>> Begin

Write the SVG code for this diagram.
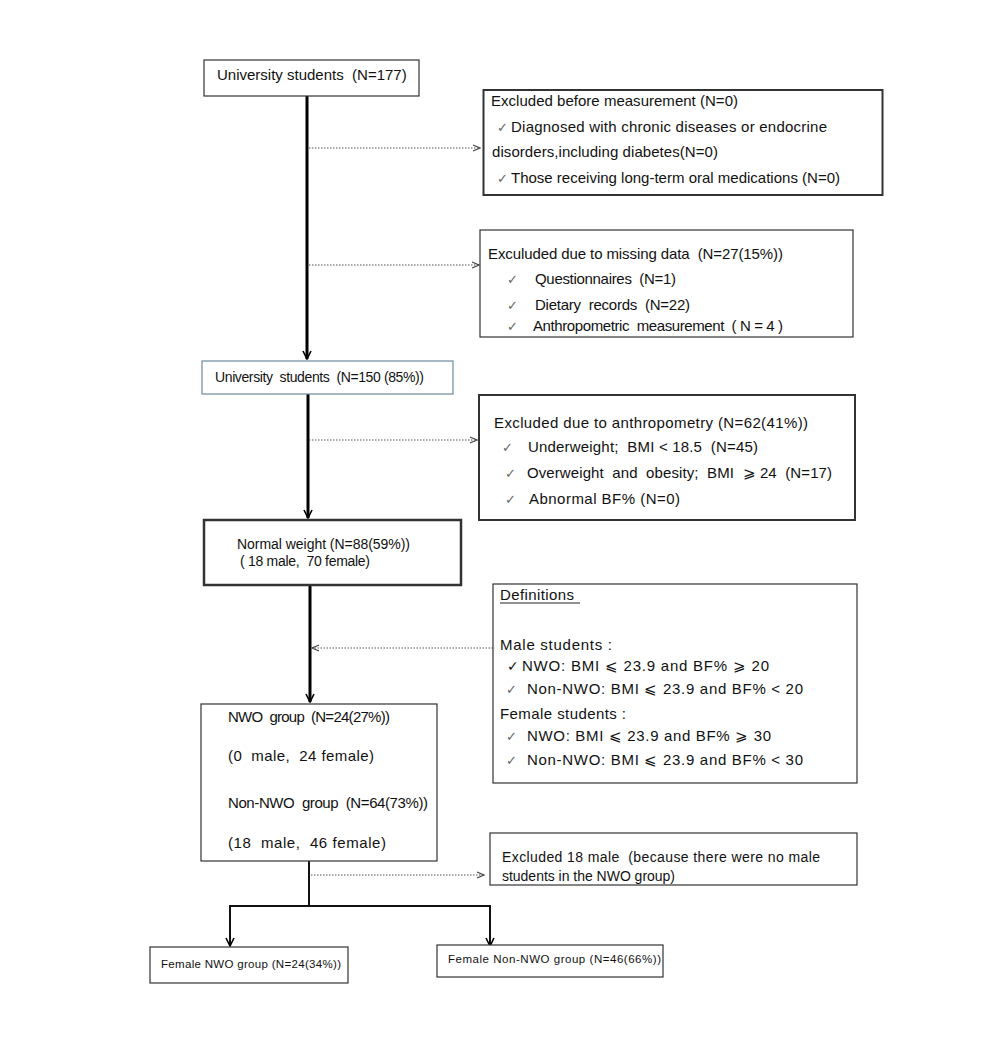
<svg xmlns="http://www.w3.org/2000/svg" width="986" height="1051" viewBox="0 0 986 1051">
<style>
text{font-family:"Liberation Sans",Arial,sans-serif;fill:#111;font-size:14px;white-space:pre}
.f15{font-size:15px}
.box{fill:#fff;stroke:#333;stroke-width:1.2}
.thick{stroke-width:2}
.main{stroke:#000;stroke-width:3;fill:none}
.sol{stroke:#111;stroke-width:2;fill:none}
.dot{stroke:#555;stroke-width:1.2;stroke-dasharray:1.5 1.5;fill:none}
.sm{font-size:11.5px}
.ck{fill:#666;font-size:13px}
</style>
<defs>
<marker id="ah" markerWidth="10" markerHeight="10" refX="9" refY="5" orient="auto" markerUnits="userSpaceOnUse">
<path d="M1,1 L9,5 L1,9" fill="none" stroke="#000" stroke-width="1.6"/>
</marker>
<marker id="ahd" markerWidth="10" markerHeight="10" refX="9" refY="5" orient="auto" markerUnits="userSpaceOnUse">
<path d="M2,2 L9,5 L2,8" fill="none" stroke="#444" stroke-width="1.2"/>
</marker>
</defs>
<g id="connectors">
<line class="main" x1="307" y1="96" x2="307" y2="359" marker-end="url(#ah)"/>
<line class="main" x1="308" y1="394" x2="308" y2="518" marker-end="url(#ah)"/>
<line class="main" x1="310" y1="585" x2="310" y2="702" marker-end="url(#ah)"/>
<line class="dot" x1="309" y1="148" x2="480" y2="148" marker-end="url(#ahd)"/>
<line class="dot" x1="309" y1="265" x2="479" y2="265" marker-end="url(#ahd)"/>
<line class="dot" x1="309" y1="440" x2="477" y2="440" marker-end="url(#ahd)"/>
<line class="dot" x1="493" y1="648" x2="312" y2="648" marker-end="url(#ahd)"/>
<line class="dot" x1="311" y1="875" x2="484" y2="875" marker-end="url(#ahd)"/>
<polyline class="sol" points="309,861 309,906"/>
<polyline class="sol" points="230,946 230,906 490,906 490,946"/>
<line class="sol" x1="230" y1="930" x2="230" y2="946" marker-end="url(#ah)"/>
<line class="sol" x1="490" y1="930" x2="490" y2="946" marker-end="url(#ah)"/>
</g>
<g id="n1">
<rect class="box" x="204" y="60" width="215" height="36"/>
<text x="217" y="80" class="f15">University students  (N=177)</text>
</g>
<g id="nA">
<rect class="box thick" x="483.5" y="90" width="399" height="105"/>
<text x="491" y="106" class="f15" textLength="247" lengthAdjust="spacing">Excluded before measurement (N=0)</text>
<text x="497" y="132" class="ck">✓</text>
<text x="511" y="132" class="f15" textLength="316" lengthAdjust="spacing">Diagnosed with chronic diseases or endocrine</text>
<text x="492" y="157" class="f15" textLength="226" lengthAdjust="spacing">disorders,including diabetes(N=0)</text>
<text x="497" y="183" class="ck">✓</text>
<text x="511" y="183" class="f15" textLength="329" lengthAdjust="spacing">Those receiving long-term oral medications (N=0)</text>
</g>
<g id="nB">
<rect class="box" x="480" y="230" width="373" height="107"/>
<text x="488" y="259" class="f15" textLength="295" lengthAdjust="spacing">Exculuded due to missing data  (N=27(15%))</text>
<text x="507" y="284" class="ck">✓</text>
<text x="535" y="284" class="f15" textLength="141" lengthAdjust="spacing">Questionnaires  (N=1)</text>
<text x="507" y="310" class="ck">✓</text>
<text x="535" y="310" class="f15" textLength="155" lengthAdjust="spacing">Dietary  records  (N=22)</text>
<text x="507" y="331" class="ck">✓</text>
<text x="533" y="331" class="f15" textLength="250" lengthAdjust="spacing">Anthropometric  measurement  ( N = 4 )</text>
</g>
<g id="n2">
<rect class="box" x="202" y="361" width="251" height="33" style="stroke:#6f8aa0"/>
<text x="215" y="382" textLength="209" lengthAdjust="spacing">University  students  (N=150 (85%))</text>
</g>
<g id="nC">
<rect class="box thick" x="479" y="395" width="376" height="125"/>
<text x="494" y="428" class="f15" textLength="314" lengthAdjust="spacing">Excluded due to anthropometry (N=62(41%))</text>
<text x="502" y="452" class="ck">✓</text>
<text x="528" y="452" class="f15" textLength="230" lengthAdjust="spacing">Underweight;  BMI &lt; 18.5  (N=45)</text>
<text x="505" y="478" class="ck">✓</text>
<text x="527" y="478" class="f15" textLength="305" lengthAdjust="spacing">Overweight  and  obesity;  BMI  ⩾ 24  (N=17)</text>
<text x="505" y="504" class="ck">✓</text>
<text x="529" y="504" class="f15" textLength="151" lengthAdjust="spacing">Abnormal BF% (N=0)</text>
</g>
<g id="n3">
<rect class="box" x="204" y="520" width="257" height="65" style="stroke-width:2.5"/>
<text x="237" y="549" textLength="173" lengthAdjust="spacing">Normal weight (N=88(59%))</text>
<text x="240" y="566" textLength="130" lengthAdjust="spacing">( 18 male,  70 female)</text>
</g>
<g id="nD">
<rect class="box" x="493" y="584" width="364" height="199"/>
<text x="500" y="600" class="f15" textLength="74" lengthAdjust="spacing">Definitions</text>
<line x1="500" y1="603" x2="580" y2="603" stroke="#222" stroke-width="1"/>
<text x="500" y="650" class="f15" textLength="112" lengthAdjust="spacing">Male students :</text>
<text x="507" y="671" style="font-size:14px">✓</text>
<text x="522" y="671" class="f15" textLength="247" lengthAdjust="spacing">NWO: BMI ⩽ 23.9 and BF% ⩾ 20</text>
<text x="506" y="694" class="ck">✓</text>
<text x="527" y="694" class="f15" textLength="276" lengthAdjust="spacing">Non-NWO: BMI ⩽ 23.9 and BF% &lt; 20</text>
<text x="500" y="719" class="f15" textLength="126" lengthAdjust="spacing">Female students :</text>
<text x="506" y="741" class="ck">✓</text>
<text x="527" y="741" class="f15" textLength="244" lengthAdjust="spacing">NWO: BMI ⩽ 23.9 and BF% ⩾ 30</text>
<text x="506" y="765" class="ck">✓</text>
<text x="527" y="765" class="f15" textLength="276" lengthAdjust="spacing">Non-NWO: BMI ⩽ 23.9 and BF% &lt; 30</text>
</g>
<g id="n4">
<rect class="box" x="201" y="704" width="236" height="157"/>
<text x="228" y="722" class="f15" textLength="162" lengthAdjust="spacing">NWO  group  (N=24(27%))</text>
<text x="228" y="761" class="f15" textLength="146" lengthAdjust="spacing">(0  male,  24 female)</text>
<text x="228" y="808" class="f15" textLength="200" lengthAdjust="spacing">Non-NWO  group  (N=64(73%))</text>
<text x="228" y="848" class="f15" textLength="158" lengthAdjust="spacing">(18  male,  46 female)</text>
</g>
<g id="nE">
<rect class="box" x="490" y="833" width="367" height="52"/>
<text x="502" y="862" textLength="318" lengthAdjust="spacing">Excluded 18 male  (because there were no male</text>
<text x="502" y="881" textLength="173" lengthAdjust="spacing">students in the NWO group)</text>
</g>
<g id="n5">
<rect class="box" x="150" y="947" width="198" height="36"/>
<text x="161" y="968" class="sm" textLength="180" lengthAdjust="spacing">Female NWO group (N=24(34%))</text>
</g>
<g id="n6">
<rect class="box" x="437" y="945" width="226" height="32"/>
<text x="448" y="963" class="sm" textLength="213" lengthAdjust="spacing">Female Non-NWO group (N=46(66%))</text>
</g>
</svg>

>> End

Return all of the data exactly as written, and drop the pictures.

*Reply*:
Write the SVG code for this diagram.
<svg xmlns="http://www.w3.org/2000/svg" width="986" height="1051" viewBox="0 0 986 1051">
<style>
text{font-family:"Liberation Sans",Arial,sans-serif;fill:#111;font-size:14px;white-space:pre}
.f15{font-size:15px}
.box{fill:#fff;stroke:#333;stroke-width:1.2}
.thick{stroke-width:2}
.main{stroke:#000;stroke-width:3;fill:none}
.sol{stroke:#111;stroke-width:2;fill:none}
.dot{stroke:#555;stroke-width:1.2;stroke-dasharray:1.5 1.5;fill:none}
.sm{font-size:11.5px}
.ck{fill:#666;font-size:13px}
</style>
<defs>
<marker id="ah" markerWidth="10" markerHeight="10" refX="9" refY="5" orient="auto" markerUnits="userSpaceOnUse">
<path d="M1,1 L9,5 L1,9" fill="none" stroke="#000" stroke-width="1.6"/>
</marker>
<marker id="ahd" markerWidth="10" markerHeight="10" refX="9" refY="5" orient="auto" markerUnits="userSpaceOnUse">
<path d="M2,2 L9,5 L2,8" fill="none" stroke="#444" stroke-width="1.2"/>
</marker>
</defs>
<g id="connectors">
<line class="main" x1="307" y1="96" x2="307" y2="359" marker-end="url(#ah)"/>
<line class="main" x1="308" y1="394" x2="308" y2="518" marker-end="url(#ah)"/>
<line class="main" x1="310" y1="585" x2="310" y2="702" marker-end="url(#ah)"/>
<line class="dot" x1="309" y1="148" x2="480" y2="148" marker-end="url(#ahd)"/>
<line class="dot" x1="309" y1="265" x2="479" y2="265" marker-end="url(#ahd)"/>
<line class="dot" x1="309" y1="440" x2="477" y2="440" marker-end="url(#ahd)"/>
<line class="dot" x1="493" y1="648" x2="312" y2="648" marker-end="url(#ahd)"/>
<line class="dot" x1="311" y1="875" x2="484" y2="875" marker-end="url(#ahd)"/>
<polyline class="sol" points="309,861 309,906"/>
<polyline class="sol" points="230,946 230,906 490,906 490,946"/>
<line class="sol" x1="230" y1="930" x2="230" y2="946" marker-end="url(#ah)"/>
<line class="sol" x1="490" y1="930" x2="490" y2="946" marker-end="url(#ah)"/>
</g>
<g id="n1">
<rect class="box" x="204" y="60" width="215" height="36"/>
<text x="217" y="80" class="f15">University students  (N=177)</text>
</g>
<g id="nA">
<rect class="box thick" x="483.5" y="90" width="399" height="105"/>
<text x="491" y="106" class="f15" textLength="247" lengthAdjust="spacing">Excluded before measurement (N=0)</text>
<text x="497" y="132" class="ck">✓</text>
<text x="511" y="132" class="f15" textLength="316" lengthAdjust="spacing">Diagnosed with chronic diseases or endocrine</text>
<text x="492" y="157" class="f15" textLength="226" lengthAdjust="spacing">disorders,including diabetes(N=0)</text>
<text x="497" y="183" class="ck">✓</text>
<text x="511" y="183" class="f15" textLength="329" lengthAdjust="spacing">Those receiving long-term oral medications (N=0)</text>
</g>
<g id="nB">
<rect class="box" x="480" y="230" width="373" height="107"/>
<text x="488" y="259" class="f15" textLength="295" lengthAdjust="spacing">Exculuded due to missing data  (N=27(15%))</text>
<text x="507" y="284" class="ck">✓</text>
<text x="535" y="284" class="f15" textLength="141" lengthAdjust="spacing">Questionnaires  (N=1)</text>
<text x="507" y="310" class="ck">✓</text>
<text x="535" y="310" class="f15" textLength="155" lengthAdjust="spacing">Dietary  records  (N=22)</text>
<text x="507" y="331" class="ck">✓</text>
<text x="533" y="331" class="f15" textLength="250" lengthAdjust="spacing">Anthropometric  measurement  ( N = 4 )</text>
</g>
<g id="n2">
<rect class="box" x="202" y="361" width="251" height="33" style="stroke:#6f8aa0"/>
<text x="215" y="382" textLength="209" lengthAdjust="spacing">University  students  (N=150 (85%))</text>
</g>
<g id="nC">
<rect class="box thick" x="479" y="395" width="376" height="125"/>
<text x="494" y="428" class="f15" textLength="314" lengthAdjust="spacing">Excluded due to anthropometry (N=62(41%))</text>
<text x="502" y="452" class="ck">✓</text>
<text x="528" y="452" class="f15" textLength="230" lengthAdjust="spacing">Underweight;  BMI &lt; 18.5  (N=45)</text>
<text x="505" y="478" class="ck">✓</text>
<text x="527" y="478" class="f15" textLength="305" lengthAdjust="spacing">Overweight  and  obesity;  BMI  ⩾ 24  (N=17)</text>
<text x="505" y="504" class="ck">✓</text>
<text x="529" y="504" class="f15" textLength="151" lengthAdjust="spacing">Abnormal BF% (N=0)</text>
</g>
<g id="n3">
<rect class="box" x="204" y="520" width="257" height="65" style="stroke-width:2.5"/>
<text x="237" y="549" textLength="173" lengthAdjust="spacing">Normal weight (N=88(59%))</text>
<text x="240" y="566" textLength="130" lengthAdjust="spacing">( 18 male,  70 female)</text>
</g>
<g id="nD">
<rect class="box" x="493" y="584" width="364" height="199"/>
<text x="500" y="600" class="f15" textLength="74" lengthAdjust="spacing">Definitions</text>
<line x1="500" y1="603" x2="580" y2="603" stroke="#222" stroke-width="1"/>
<text x="500" y="650" class="f15" textLength="112" lengthAdjust="spacing">Male students :</text>
<text x="507" y="671" style="font-size:14px">✓</text>
<text x="522" y="671" class="f15" textLength="247" lengthAdjust="spacing">NWO: BMI ⩽ 23.9 and BF% ⩾ 20</text>
<text x="506" y="694" class="ck">✓</text>
<text x="527" y="694" class="f15" textLength="276" lengthAdjust="spacing">Non-NWO: BMI ⩽ 23.9 and BF% &lt; 20</text>
<text x="500" y="719" class="f15" textLength="126" lengthAdjust="spacing">Female students :</text>
<text x="506" y="741" class="ck">✓</text>
<text x="527" y="741" class="f15" textLength="244" lengthAdjust="spacing">NWO: BMI ⩽ 23.9 and BF% ⩾ 30</text>
<text x="506" y="765" class="ck">✓</text>
<text x="527" y="765" class="f15" textLength="276" lengthAdjust="spacing">Non-NWO: BMI ⩽ 23.9 and BF% &lt; 30</text>
</g>
<g id="n4">
<rect class="box" x="201" y="704" width="236" height="157"/>
<text x="228" y="722" class="f15" textLength="162" lengthAdjust="spacing">NWO  group  (N=24(27%))</text>
<text x="228" y="761" class="f15" textLength="146" lengthAdjust="spacing">(0  male,  24 female)</text>
<text x="228" y="808" class="f15" textLength="200" lengthAdjust="spacing">Non-NWO  group  (N=64(73%))</text>
<text x="228" y="848" class="f15" textLength="158" lengthAdjust="spacing">(18  male,  46 female)</text>
</g>
<g id="nE">
<rect class="box" x="490" y="833" width="367" height="52"/>
<text x="502" y="862" textLength="318" lengthAdjust="spacing">Excluded 18 male  (because there were no male</text>
<text x="502" y="881" textLength="173" lengthAdjust="spacing">students in the NWO group)</text>
</g>
<g id="n5">
<rect class="box" x="150" y="947" width="198" height="36"/>
<text x="161" y="968" class="sm" textLength="180" lengthAdjust="spacing">Female NWO group (N=24(34%))</text>
</g>
<g id="n6">
<rect class="box" x="437" y="945" width="226" height="32"/>
<text x="448" y="963" class="sm" textLength="213" lengthAdjust="spacing">Female Non-NWO group (N=46(66%))</text>
</g>
</svg>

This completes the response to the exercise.